Whether Clovis deserves the blame for Papadopoulos or Trump is perhaps the key to unlocking the Russia probe.
In a court filing this week, the Justice Department disclosed that Papadopoulos privately claimed the campaign had agreed to a sit-down between Trump and Russian President Vladimir Putin. Elsewhere, Papadopoulos repeatedly pressed members of the Trump campaign to backchannel with individuals who he believed had high-level Russian government connections—and could supply the campaign with damaging information about Hillary Clinton. Clovis reportedly encouraged it. Manafort entertained it. And yet the White House said on Wednesday that it was unaware of any such arrangement.
Farkas, Papadopoulos’ old professor, suspects that his former student was merely pretending to be in touch with top Russian officials as a way of boosting his status on the campaign. The professor recalled that during the campaign he gave an interview to a paper in Kiev, and Papadopoulos’ name came up.
“I actually said he wasn’t a very good student. But the way it got translated was that he was a ‘terrible student,’” Farkas recalled. Some time after, he saw Papadopoulos on campus. “George came up to me and said he was very disappointed. I responded to say ‘I was a bit disappointed in some of the choices you’ve made and would be careful about the commitments you made.’ And he walked away.”

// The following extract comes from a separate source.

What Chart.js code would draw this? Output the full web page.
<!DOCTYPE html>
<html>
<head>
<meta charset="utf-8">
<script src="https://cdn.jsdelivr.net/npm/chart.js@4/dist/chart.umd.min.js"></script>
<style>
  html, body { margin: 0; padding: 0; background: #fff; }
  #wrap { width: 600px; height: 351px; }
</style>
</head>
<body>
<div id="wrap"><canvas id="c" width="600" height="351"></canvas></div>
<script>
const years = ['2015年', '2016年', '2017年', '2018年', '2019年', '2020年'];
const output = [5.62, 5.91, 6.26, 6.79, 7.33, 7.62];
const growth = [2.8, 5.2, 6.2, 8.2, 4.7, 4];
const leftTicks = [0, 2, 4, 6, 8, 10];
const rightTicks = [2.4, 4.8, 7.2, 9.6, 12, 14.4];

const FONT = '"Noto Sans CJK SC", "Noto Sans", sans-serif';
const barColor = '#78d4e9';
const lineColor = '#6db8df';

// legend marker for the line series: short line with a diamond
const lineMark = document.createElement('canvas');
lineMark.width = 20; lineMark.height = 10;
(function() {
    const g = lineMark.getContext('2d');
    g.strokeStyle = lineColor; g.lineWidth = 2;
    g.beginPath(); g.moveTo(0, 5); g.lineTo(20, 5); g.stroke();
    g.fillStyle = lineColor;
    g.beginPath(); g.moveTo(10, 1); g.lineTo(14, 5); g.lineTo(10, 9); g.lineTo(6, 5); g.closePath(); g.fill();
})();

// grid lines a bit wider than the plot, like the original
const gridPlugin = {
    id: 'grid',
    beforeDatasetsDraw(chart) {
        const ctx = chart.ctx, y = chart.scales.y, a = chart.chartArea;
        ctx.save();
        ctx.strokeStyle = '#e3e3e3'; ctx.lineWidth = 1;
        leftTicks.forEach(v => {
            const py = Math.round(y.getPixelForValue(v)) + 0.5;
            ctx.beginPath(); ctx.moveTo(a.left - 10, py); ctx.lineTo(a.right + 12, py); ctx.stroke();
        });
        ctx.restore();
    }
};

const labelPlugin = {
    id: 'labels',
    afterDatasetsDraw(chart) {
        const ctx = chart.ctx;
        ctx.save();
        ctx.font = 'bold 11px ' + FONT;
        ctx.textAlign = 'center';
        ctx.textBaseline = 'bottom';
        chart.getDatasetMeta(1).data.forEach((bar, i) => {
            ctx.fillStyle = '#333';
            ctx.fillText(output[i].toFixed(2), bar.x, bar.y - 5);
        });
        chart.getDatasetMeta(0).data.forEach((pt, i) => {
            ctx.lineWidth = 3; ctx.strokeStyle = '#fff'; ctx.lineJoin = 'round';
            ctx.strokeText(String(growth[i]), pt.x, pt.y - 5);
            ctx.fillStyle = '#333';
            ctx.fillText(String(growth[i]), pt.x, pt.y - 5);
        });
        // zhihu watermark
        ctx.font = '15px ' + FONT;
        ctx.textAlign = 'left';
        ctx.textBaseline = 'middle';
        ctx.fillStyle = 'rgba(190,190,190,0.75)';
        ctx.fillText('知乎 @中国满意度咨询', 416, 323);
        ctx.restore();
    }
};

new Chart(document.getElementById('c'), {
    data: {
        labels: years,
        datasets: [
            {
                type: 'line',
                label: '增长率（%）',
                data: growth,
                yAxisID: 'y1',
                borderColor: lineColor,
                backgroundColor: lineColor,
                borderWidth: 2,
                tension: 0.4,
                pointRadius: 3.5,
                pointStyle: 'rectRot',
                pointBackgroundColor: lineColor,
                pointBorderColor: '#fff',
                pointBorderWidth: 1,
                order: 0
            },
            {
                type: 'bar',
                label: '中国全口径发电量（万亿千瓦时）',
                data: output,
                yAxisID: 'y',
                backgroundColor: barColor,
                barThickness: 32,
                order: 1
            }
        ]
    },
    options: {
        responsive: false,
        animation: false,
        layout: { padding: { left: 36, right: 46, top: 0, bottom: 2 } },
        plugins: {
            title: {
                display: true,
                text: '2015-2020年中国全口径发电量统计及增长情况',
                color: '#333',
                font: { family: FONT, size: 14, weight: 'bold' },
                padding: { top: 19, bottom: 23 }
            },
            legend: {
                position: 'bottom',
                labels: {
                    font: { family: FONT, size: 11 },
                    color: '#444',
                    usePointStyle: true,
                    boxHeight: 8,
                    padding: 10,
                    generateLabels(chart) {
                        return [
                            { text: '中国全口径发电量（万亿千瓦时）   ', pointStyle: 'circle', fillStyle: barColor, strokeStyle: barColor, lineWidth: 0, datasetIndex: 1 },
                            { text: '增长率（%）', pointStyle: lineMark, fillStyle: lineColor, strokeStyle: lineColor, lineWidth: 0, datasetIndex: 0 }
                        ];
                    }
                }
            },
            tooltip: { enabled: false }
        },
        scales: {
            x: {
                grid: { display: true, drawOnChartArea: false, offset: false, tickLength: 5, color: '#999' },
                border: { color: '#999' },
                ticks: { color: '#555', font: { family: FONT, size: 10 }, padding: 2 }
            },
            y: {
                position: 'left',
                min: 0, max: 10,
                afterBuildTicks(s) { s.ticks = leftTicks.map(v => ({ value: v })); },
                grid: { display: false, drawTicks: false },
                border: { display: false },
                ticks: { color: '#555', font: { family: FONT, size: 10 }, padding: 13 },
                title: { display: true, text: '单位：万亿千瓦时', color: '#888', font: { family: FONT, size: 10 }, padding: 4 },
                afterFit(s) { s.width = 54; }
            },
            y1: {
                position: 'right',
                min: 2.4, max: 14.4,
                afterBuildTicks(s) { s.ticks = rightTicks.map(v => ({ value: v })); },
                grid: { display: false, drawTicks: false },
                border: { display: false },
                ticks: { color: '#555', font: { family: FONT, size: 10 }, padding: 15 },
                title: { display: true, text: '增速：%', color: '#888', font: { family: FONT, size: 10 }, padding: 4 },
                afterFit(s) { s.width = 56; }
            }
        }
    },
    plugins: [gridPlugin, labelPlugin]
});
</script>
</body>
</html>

If nothing else, Papadopoulos certainly seems prone to embellishment. When the FBI first questioned him about his Russia contacts, he lied. His guilty plea came because he was caught lying. Papadopoulos’ lawyers did not respond to a request for comment on this story.
Within a day of that plea becoming public, Papadopoulos—the outsider kid turned adviser to a future president—suddenly found himself suffering the most Washingtonian of fates. Every group with whom he had publicly associated rushed to distance itself from him.
Energy industry consultancy U.S. Energy Stream quickly removed him from the agenda for a 2018 oil and gas summit in Cyprus, where Papadopoulos had been slated to speak. Energy Stream also removed his name from the agenda of its March 2017 conference. The company did not respond to a request for comment on his deletion from the conference website.
International Presidential Business Advisory Council, a company associated with Cyprus energy tycoon Efthyvoulos Paraskevaides, had been listed on Papadopoulos’ LinkedIn page as a place for which he consulted. But IPBAC said it had no idea who Papadopoulos was until reporters started asking on Tuesday. “I don’t know the guy, I have NEVER met him in my life, he was NEVER a member of IPBAC and he NEVER participated to any meetings,” said John Georgoulas, a spokesman for the group.
That wasn’t the only group with which Papadopoulos claimed association that said it had never heard of him. He had claimed as a foreign policy qualification that he was a U.S. representative at a Model United Nations contest in Geneva in 2012. But officials at that organization told The Washington Post that they have no record of his participation.
Even high school classmates who did admit to knowing the guy said they didn’t feel comfortable speaking about him.
Papadopoulos tweeted a picture of himself enjoying a filet of fish at a Greek restaurant in Chicago on Tuesday. But he quickly took that down before reporters could figure out the location.
He was, in short, vanishing as rapidly as he had emerged.